Не забывайте, что СНХ по своему составу есть орган классовый, основанный на класс пролетариата и трудового беднейшего крестьянства, и нам кажется, что вряд ли придется такой оговоркой выражать против них какое-либо недоверие. Если сразу отнестись с таким недоверием, то вряд ли вообще эти органы смогут правильно функционировать. Они лишь тогда смогут сделать благо для всего рабочего класса и страны, спасти нас от той гибели, в которую заведена вся наша промышленность и страна, если будет полнейший их контакт и сотрудничество между этими органами, нашими же классовыми и низшими.
И я думаю, что такую поправку мог внести только анархист, который вообще отрицает всякие верхи и совершенно им не доверяет.

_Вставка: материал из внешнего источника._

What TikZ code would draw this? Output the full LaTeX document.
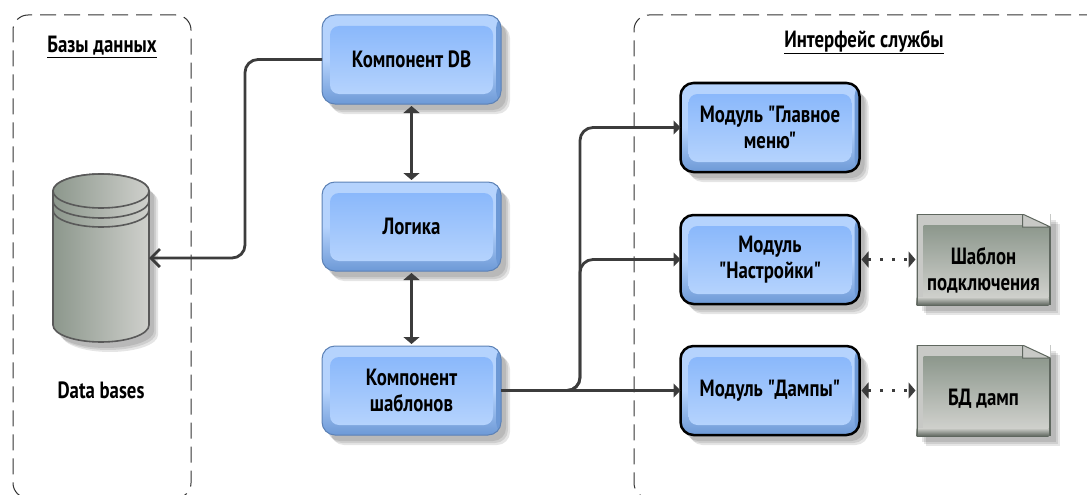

Мы же, пролетариат, исходя из принципов демократической централизации, строим эти верхи на принципе полнейшего демократизма, вводя возможность отвода их в любое время. Нам кажется, что не приходится такой оговорки делать, потому что тем самым мы уже вносим недоверие, пока эти органы только устраиваются. Сейчас в петроградском масштабе СНХ действует лишь только одну неделю, и уже сейчас высказывать ему недоверие, я думаю, было бы преждевременно.
Не забывайте, товарищи, что мы имеем полную возможность на всякой следующей конференции наш устав дополнить и исправить. Если уже действительно эти органы так разойдутся с массами, то, конечно, эту поправку придется ввести. Мало того, придется свергнуть эти органы и, может быть, произвести новую революцию. Но нам кажется, что пока Совет народных комиссаров – наш совет, основанные им учреждения идут вполне совместно нога в ногу»[412].
Как Серж и эти рабочие опасались, так и случилось. Но когда настало время сделать эту новую революцию, рабочий класс, который совершил уже три революции, не нашел в себе сил на четвертую.